DATA EXTRACT
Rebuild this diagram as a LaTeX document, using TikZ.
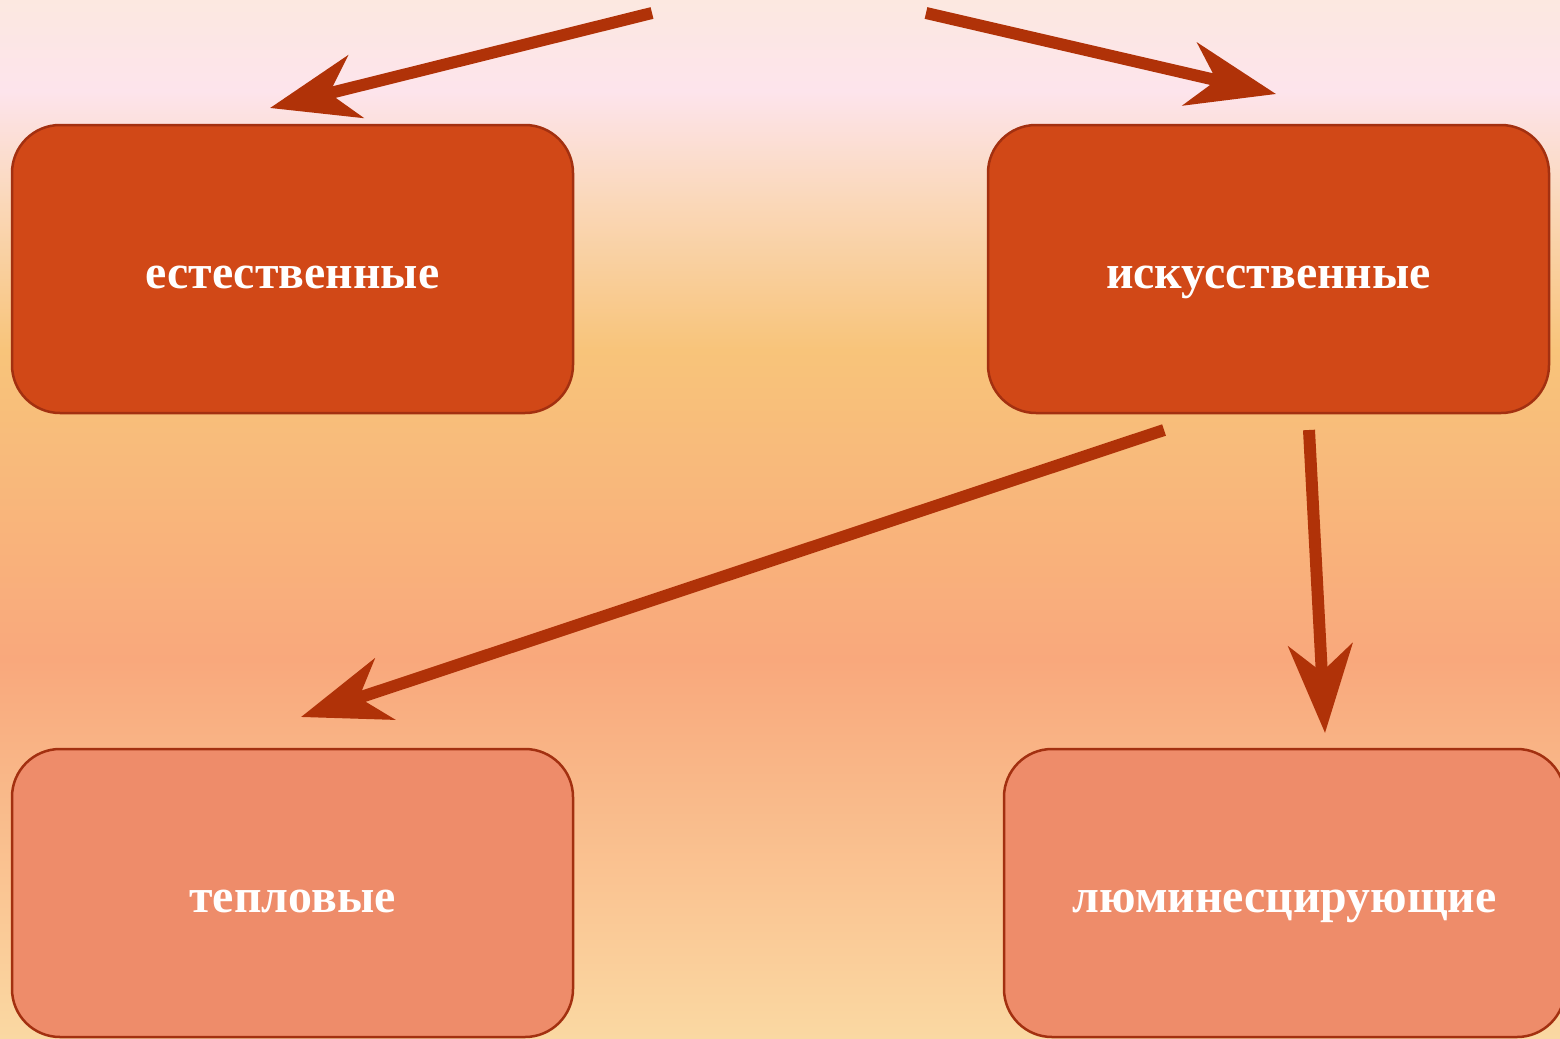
\documentclass[tikz,border=0pt]{standalone}
\usepackage{fontspec}
\setmainfont{Liberation Serif}
\usetikzlibrary{arrows.meta, positioning}

\definecolor{bgA}{HTML}{FCE8E0}
\definecolor{bgB}{HTML}{FDE4EC}
\definecolor{bgC}{HTML}{FAD8BA}
\definecolor{bgD}{HTML}{F8C47A}
\definecolor{bgE}{HTML}{F9A87C}
\definecolor{bgF}{HTML}{FAD8A2}
\definecolor{darkbox}{HTML}{D14817}
\definecolor{lightbox}{HTML}{EE8C6A}
\definecolor{edge}{HTML}{A33010}
\definecolor{arrowred}{HTML}{B03208}

\begin{document}
\begin{tikzpicture}[
    x=0.1mm, y=-0.1mm,
    kind/.style={rectangle, draw=edge, line width=0.25mm, rounded corners=4.8mm,
        minimum width=56.1mm, minimum height=28.8mm, text=white,
        text height=3.8mm, text depth=0pt,
        font=\fontsize{13.6pt}{16pt}\selectfont\bfseries},
    main/.style={kind, fill=darkbox},
    sub/.style={kind, fill=lightbox},
    arrow/.style={draw=arrowred, line width=1.2mm,
        -{Stealth[length=8.8mm, width=6.4mm, inset=2.7mm]}}
]

% Background gradient
\useasboundingbox (0,0) rectangle (1560,1038);
\shade[top color=bgA, bottom color=bgB] (0,0) rectangle (1560,92);
\shade[top color=bgB, bottom color=bgC] (0,91) rectangle (1560,200);
\shade[top color=bgC, bottom color=bgD] (0,199) rectangle (1560,350);
\shade[top color=bgD, bottom color=bgE] (0,349) rectangle (1560,660);
\shade[top color=bgE, bottom color=bgF] (0,659) rectangle (1560,1038);

% Boxes
\node[main] (natural) at (292.5,269) {естественные};
\node[main] (artificial) at (1268.5,269) {искусственные};
\node[sub] (thermal) at (292.5,893) {тепловые};
\node[sub] (lumin) at (1284.5,893) {люминесцирующие};

% Free arrow ends
\coordinate (rootL) at (652,13);
\coordinate (rootR) at (926,13);
\coordinate (tipL) at (270,108);
\coordinate (tipR) at (1276,94);
\coordinate (fromA) at (1164,430);
\coordinate (fromB) at (1309,430);
\coordinate (tipT) at (301,717);
\coordinate (tipB) at (1325,733);

% Arrows
\draw[arrow] (rootL) -- (tipL);
\draw[arrow] (rootR) -- (tipR);
\draw[arrow] (fromA) -- (tipT);
\draw[arrow] (fromB) -- (tipB);

\end{tikzpicture}
\end{document}
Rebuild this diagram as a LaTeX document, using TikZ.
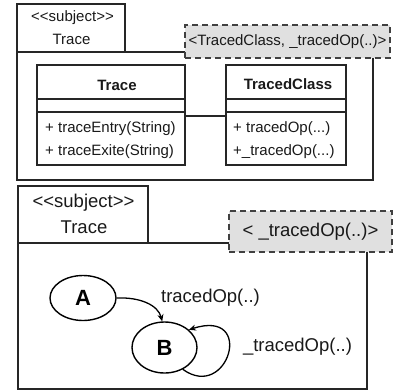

GOAL
Reproduce each line of the records exactly, and omit every picture.

FINISHED EXERCISE
Rebuild this diagram as a LaTeX document, using TikZ.
\documentclass[tikz,border=0pt]{standalone}
\usepackage{fontspec}
\setmainfont{Liberation Serif}
\usetikzlibrary{arrows.meta, positioning}

\definecolor{bgA}{HTML}{FCE8E0}
\definecolor{bgB}{HTML}{FDE4EC}
\definecolor{bgC}{HTML}{FAD8BA}
\definecolor{bgD}{HTML}{F8C47A}
\definecolor{bgE}{HTML}{F9A87C}
\definecolor{bgF}{HTML}{FAD8A2}
\definecolor{darkbox}{HTML}{D14817}
\definecolor{lightbox}{HTML}{EE8C6A}
\definecolor{edge}{HTML}{A33010}
\definecolor{arrowred}{HTML}{B03208}

\begin{document}
\begin{tikzpicture}[
    x=0.1mm, y=-0.1mm,
    kind/.style={rectangle, draw=edge, line width=0.25mm, rounded corners=4.8mm,
        minimum width=56.1mm, minimum height=28.8mm, text=white,
        text height=3.8mm, text depth=0pt,
        font=\fontsize{13.6pt}{16pt}\selectfont\bfseries},
    main/.style={kind, fill=darkbox},
    sub/.style={kind, fill=lightbox},
    arrow/.style={draw=arrowred, line width=1.2mm,
        -{Stealth[length=8.8mm, width=6.4mm, inset=2.7mm]}}
]

% Background gradient
\useasboundingbox (0,0) rectangle (1560,1038);
\shade[top color=bgA, bottom color=bgB] (0,0) rectangle (1560,92);
\shade[top color=bgB, bottom color=bgC] (0,91) rectangle (1560,200);
\shade[top color=bgC, bottom color=bgD] (0,199) rectangle (1560,350);
\shade[top color=bgD, bottom color=bgE] (0,349) rectangle (1560,660);
\shade[top color=bgE, bottom color=bgF] (0,659) rectangle (1560,1038);

% Boxes
\node[main] (natural) at (292.5,269) {естественные};
\node[main] (artificial) at (1268.5,269) {искусственные};
\node[sub] (thermal) at (292.5,893) {тепловые};
\node[sub] (lumin) at (1284.5,893) {люминесцирующие};

% Free arrow ends
\coordinate (rootL) at (652,13);
\coordinate (rootR) at (926,13);
\coordinate (tipL) at (270,108);
\coordinate (tipR) at (1276,94);
\coordinate (fromA) at (1164,430);
\coordinate (fromB) at (1309,430);
\coordinate (tipT) at (301,717);
\coordinate (tipB) at (1325,733);

% Arrows
\draw[arrow] (rootL) -- (tipL);
\draw[arrow] (rootR) -- (tipR);
\draw[arrow] (fromA) -- (tipT);
\draw[arrow] (fromB) -- (tipB);

\end{tikzpicture}
\end{document}
Rebuild this diagram as a LaTeX document, using TikZ.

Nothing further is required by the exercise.